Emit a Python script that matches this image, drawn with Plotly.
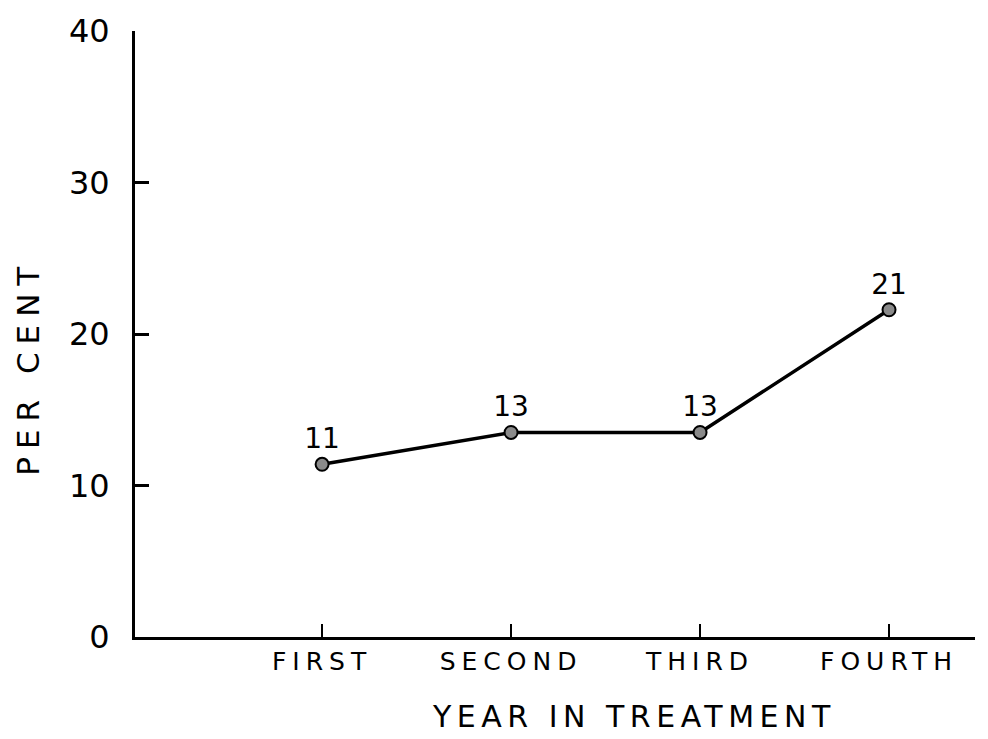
import plotly.graph_objects as go

years = ["FIRST", "SECOND", "THIRD", "FOURTH"]
per_cent = [11.4, 13.5, 13.5, 21.6]
value_labels = ["11", "13", "13", "21"]
y_ticks = [0, 10, 20, 30, 40]

FONT = "DejaVu Sans"
W, H = 988, 739
L, R, T, B = 135, 13, 27, 102
PW, PH = W - L - R, H - T - B


def spaced(s, px):
    return f'<span style="letter-spacing:{px}px">{s}</span>'


fig = go.Figure()
fig.add_trace(go.Scatter(
    x=list(range(len(years))), y=per_cent,
    mode="lines+markers+text",
    text=value_labels, textposition="top center",
    textfont=dict(family=FONT, size=28, color="black"),
    line=dict(color="black", width=3.5),
    marker=dict(size=13, color="#8a8a8a", line=dict(color="black", width=2)),
    cliponaxis=False, showlegend=False,
))

fig.update_layout(
    width=W, height=H,
    margin=dict(l=L, r=R, t=T, b=B),
    paper_bgcolor="white", plot_bgcolor="white",
    font=dict(family=FONT, color="black"),
    xaxis=dict(
        range=[-0.99, 3.455],
        tickvals=list(range(len(years))), ticktext=[spaced(y, 6) for y in years],
        ticks="inside", ticklen=13, tickwidth=2, tickcolor="black",
        tickfont=dict(size=25, family=FONT),
        showline=True, linecolor="black", linewidth=3,
        showgrid=False, zeroline=False,
    ),
    yaxis=dict(
        range=[0, 40], tickvals=y_ticks,
        ticks="inside", ticklen=14, tickwidth=2.5, tickcolor="black",
        tickfont=dict(size=32, family=FONT),
        showline=True, linecolor="black", linewidth=3,
        showgrid=False, zeroline=False, ticklabelstandoff=16,
    ),
    annotations=[
        dict(
            text=spaced("PER CENT", 8), textangle=-90,
            x=(28 - L) / PW, y=(H - B - 366) / PH,
            xref="paper", yref="paper", showarrow=False,
            xanchor="center", yanchor="middle",
            font=dict(size=31, family=FONT),
        ),
        dict(
            text=spaced("YEAR IN TREATMENT", 5.5),
            x=(634 - L) / PW, y=(H - B - 717) / PH,
            xref="paper", yref="paper", showarrow=False,
            xanchor="center", yanchor="middle",
            font=dict(size=30, family=FONT),
        ),
    ],
)

fig.write_html("out.html", config={"displayModeBar": False},
               post_script="document.body.style.margin='0';")
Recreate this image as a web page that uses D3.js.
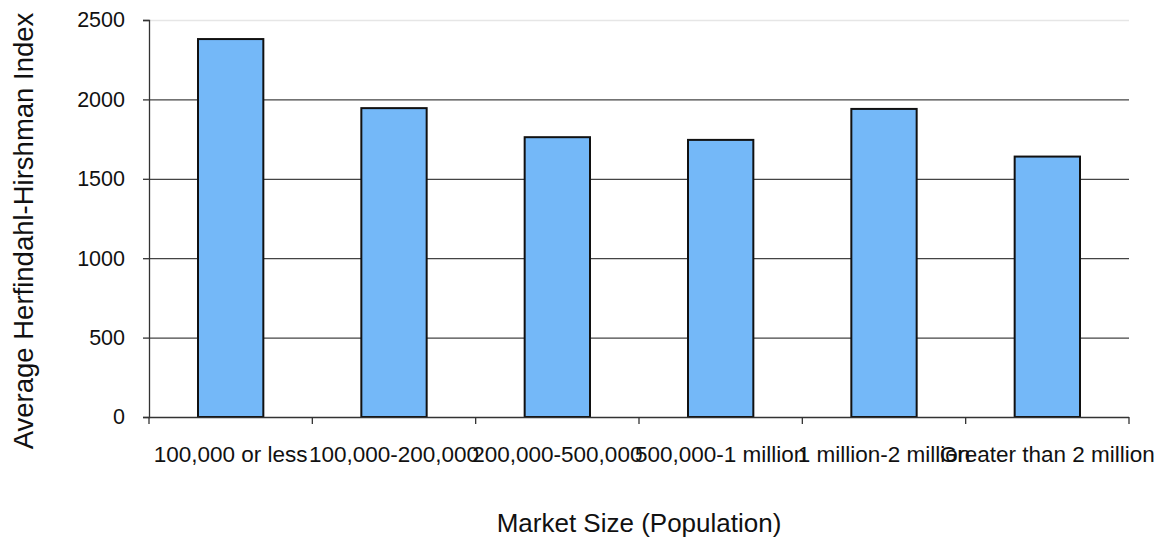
<!DOCTYPE html>
<html>
<head>
<meta charset="utf-8">
<script src="https://cdn.jsdelivr.net/npm/d3@7"></script>
<style>
    body { margin: 0; background: #fff; }
    text { font-family: "Liberation Sans", Arial, sans-serif; fill: #111; }
</style>
</head>
<body>
<div id="chart"></div>
<script>
var categories = ["100,000 or less", "100,000-200,000", "200,000-500,000",
    "500,000-1 million", "1 million-2 million", "Greater than 2 million"];
var hhiValues = [2380, 1945, 1762, 1745, 1940, 1640];
var yTicks = [0, 500, 1000, 1500, 2000, 2500];

var totalWidth = 1162,
    totalHeight = 542,
    margin = {top: 20, right: 33, bottom: 125, left: 149};

var width = totalWidth - margin.left - margin.right,
    height = totalHeight - margin.top - margin.bottom;

var xScale = d3.scaleBand()
    .domain(categories)
    .range([0, width])
    .padding(0);

var yScale = d3.scaleLinear()
    .domain([0, 2500])
    .range([height, 0]);

var barWidth = xScale.bandwidth() * 0.4;

var svg = d3.select("#chart").append("svg")
    .attr("width", totalWidth)
    .attr("height", totalHeight);

var g = svg.append("g")
    .attr("transform", "translate(" + margin.left + "," + margin.top + ")");

// gridlines
g.selectAll(".grid")
    .data(yTicks.filter(function(d) { return d > 0; }))
    .enter().append("line")
    .attr("class", "grid")
    .attr("x1", 0)
    .attr("x2", width)
    .attr("y1", function(d) { return yScale(d) + 0.5; })
    .attr("y2", function(d) { return yScale(d) + 0.5; })
    .attr("stroke", function(d) { return d === 2500 ? "#e6e6e6" : "#444"; })
    .attr("stroke-width", 1.3);

// bars
g.selectAll(".bar")
    .data(hhiValues)
    .enter().append("rect")
    .attr("class", "bar")
    .attr("x", function(d, i) { return xScale(categories[i]) + (xScale.bandwidth() - barWidth) / 2; })
    .attr("y", function(d) { return yScale(d); })
    .attr("width", barWidth)
    .attr("height", function(d) { return height - yScale(d); })
    .attr("fill", "#74b8f8")
    .attr("stroke", "#111")
    .attr("stroke-width", 2);

// axes
var yAxis = d3.axisLeft(yScale).tickValues(yTicks).tickFormat(d3.format("d"))
    .tickSize(6).tickPadding(18);
var xAxis = d3.axisBottom(xScale).tickSize(0).tickPadding(29);

var yG = g.append("g").call(yAxis);
yG.select(".domain").attr("stroke", "#333").attr("stroke-width", 1.3);
yG.selectAll(".tick line").attr("stroke", "#333").attr("stroke-width", 1.3);
yG.selectAll(".tick text").style("font-size", "21.5px").attr("fill", "#111");

var xG = g.append("g")
    .attr("transform", "translate(0," + height + ")")
    .call(xAxis);
xG.select(".domain").attr("stroke", "#333").attr("stroke-width", 1.3)
    .attr("d", "M0,0.5H" + width);
xG.selectAll(".tick text").style("font-size", "22.5px").attr("fill", "#111");

// x tick marks at band boundaries
xG.selectAll(".bound")
    .data(categories.concat([null]))
    .enter().append("line")
    .attr("class", "bound")
    .attr("x1", function(d, i) { return i * xScale.step(); })
    .attr("x2", function(d, i) { return i * xScale.step(); })
    .attr("y1", 0)
    .attr("y2", 7)
    .attr("stroke", "#333")
    .attr("stroke-width", 1.3);

// axis titles
svg.append("text")
    .attr("x", margin.left + width / 2)
    .attr("y", 532)
    .attr("text-anchor", "middle")
    .style("font-size", "26px")
    .text("Market Size (Population)");

svg.append("text")
    .attr("transform", "translate(33," + 231 + ") rotate(-90)")
    .attr("text-anchor", "middle")
    .style("font-size", "27.5px")
    .text("Average Herfindahl-Hirshman Index");
</script>
</body>
</html>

■ WHAT IS BEING ASKED
All the records need to be repeated exactly, with the images dropped.

■ CORRECT OUTPUT
Emit a Python script that matches this image, drawn with Plotly.
import plotly.graph_objects as go

years = ["FIRST", "SECOND", "THIRD", "FOURTH"]
per_cent = [11.4, 13.5, 13.5, 21.6]
value_labels = ["11", "13", "13", "21"]
y_ticks = [0, 10, 20, 30, 40]

FONT = "DejaVu Sans"
W, H = 988, 739
L, R, T, B = 135, 13, 27, 102
PW, PH = W - L - R, H - T - B


def spaced(s, px):
    return f'<span style="letter-spacing:{px}px">{s}</span>'


fig = go.Figure()
fig.add_trace(go.Scatter(
    x=list(range(len(years))), y=per_cent,
    mode="lines+markers+text",
    text=value_labels, textposition="top center",
    textfont=dict(family=FONT, size=28, color="black"),
    line=dict(color="black", width=3.5),
    marker=dict(size=13, color="#8a8a8a", line=dict(color="black", width=2)),
    cliponaxis=False, showlegend=False,
))

fig.update_layout(
    width=W, height=H,
    margin=dict(l=L, r=R, t=T, b=B),
    paper_bgcolor="white", plot_bgcolor="white",
    font=dict(family=FONT, color="black"),
    xaxis=dict(
        range=[-0.99, 3.455],
        tickvals=list(range(len(years))), ticktext=[spaced(y, 6) for y in years],
        ticks="inside", ticklen=13, tickwidth=2, tickcolor="black",
        tickfont=dict(size=25, family=FONT),
        showline=True, linecolor="black", linewidth=3,
        showgrid=False, zeroline=False,
    ),
    yaxis=dict(
        range=[0, 40], tickvals=y_ticks,
        ticks="inside", ticklen=14, tickwidth=2.5, tickcolor="black",
        tickfont=dict(size=32, family=FONT),
        showline=True, linecolor="black", linewidth=3,
        showgrid=False, zeroline=False, ticklabelstandoff=16,
    ),
    annotations=[
        dict(
            text=spaced("PER CENT", 8), textangle=-90,
            x=(28 - L) / PW, y=(H - B - 366) / PH,
            xref="paper", yref="paper", showarrow=False,
            xanchor="center", yanchor="middle",
            font=dict(size=31, family=FONT),
        ),
        dict(
            text=spaced("YEAR IN TREATMENT", 5.5),
            x=(634 - L) / PW, y=(H - B - 717) / PH,
            xref="paper", yref="paper", showarrow=False,
            xanchor="center", yanchor="middle",
            font=dict(size=30, family=FONT),
        ),
    ],
)

fig.write_html("out.html", config={"displayModeBar": False},
               post_script="document.body.style.margin='0';")
Recreate this image as a web page that uses D3.js.
<!DOCTYPE html>
<html>
<head>
<meta charset="utf-8">
<script src="https://cdn.jsdelivr.net/npm/d3@7"></script>
<style>
    body { margin: 0; background: #fff; }
    text { font-family: "Liberation Sans", Arial, sans-serif; fill: #111; }
</style>
</head>
<body>
<div id="chart"></div>
<script>
var categories = ["100,000 or less", "100,000-200,000", "200,000-500,000",
    "500,000-1 million", "1 million-2 million", "Greater than 2 million"];
var hhiValues = [2380, 1945, 1762, 1745, 1940, 1640];
var yTicks = [0, 500, 1000, 1500, 2000, 2500];

var totalWidth = 1162,
    totalHeight = 542,
    margin = {top: 20, right: 33, bottom: 125, left: 149};

var width = totalWidth - margin.left - margin.right,
    height = totalHeight - margin.top - margin.bottom;

var xScale = d3.scaleBand()
    .domain(categories)
    .range([0, width])
    .padding(0);

var yScale = d3.scaleLinear()
    .domain([0, 2500])
    .range([height, 0]);

var barWidth = xScale.bandwidth() * 0.4;

var svg = d3.select("#chart").append("svg")
    .attr("width", totalWidth)
    .attr("height", totalHeight);

var g = svg.append("g")
    .attr("transform", "translate(" + margin.left + "," + margin.top + ")");

// gridlines
g.selectAll(".grid")
    .data(yTicks.filter(function(d) { return d > 0; }))
    .enter().append("line")
    .attr("class", "grid")
    .attr("x1", 0)
    .attr("x2", width)
    .attr("y1", function(d) { return yScale(d) + 0.5; })
    .attr("y2", function(d) { return yScale(d) + 0.5; })
    .attr("stroke", function(d) { return d === 2500 ? "#e6e6e6" : "#444"; })
    .attr("stroke-width", 1.3);

// bars
g.selectAll(".bar")
    .data(hhiValues)
    .enter().append("rect")
    .attr("class", "bar")
    .attr("x", function(d, i) { return xScale(categories[i]) + (xScale.bandwidth() - barWidth) / 2; })
    .attr("y", function(d) { return yScale(d); })
    .attr("width", barWidth)
    .attr("height", function(d) { return height - yScale(d); })
    .attr("fill", "#74b8f8")
    .attr("stroke", "#111")
    .attr("stroke-width", 2);

// axes
var yAxis = d3.axisLeft(yScale).tickValues(yTicks).tickFormat(d3.format("d"))
    .tickSize(6).tickPadding(18);
var xAxis = d3.axisBottom(xScale).tickSize(0).tickPadding(29);

var yG = g.append("g").call(yAxis);
yG.select(".domain").attr("stroke", "#333").attr("stroke-width", 1.3);
yG.selectAll(".tick line").attr("stroke", "#333").attr("stroke-width", 1.3);
yG.selectAll(".tick text").style("font-size", "21.5px").attr("fill", "#111");

var xG = g.append("g")
    .attr("transform", "translate(0," + height + ")")
    .call(xAxis);
xG.select(".domain").attr("stroke", "#333").attr("stroke-width", 1.3)
    .attr("d", "M0,0.5H" + width);
xG.selectAll(".tick text").style("font-size", "22.5px").attr("fill", "#111");

// x tick marks at band boundaries
xG.selectAll(".bound")
    .data(categories.concat([null]))
    .enter().append("line")
    .attr("class", "bound")
    .attr("x1", function(d, i) { return i * xScale.step(); })
    .attr("x2", function(d, i) { return i * xScale.step(); })
    .attr("y1", 0)
    .attr("y2", 7)
    .attr("stroke", "#333")
    .attr("stroke-width", 1.3);

// axis titles
svg.append("text")
    .attr("x", margin.left + width / 2)
    .attr("y", 532)
    .attr("text-anchor", "middle")
    .style("font-size", "26px")
    .text("Market Size (Population)");

svg.append("text")
    .attr("transform", "translate(33," + 231 + ") rotate(-90)")
    .attr("text-anchor", "middle")
    .style("font-size", "27.5px")
    .text("Average Herfindahl-Hirshman Index");
</script>
</body>
</html>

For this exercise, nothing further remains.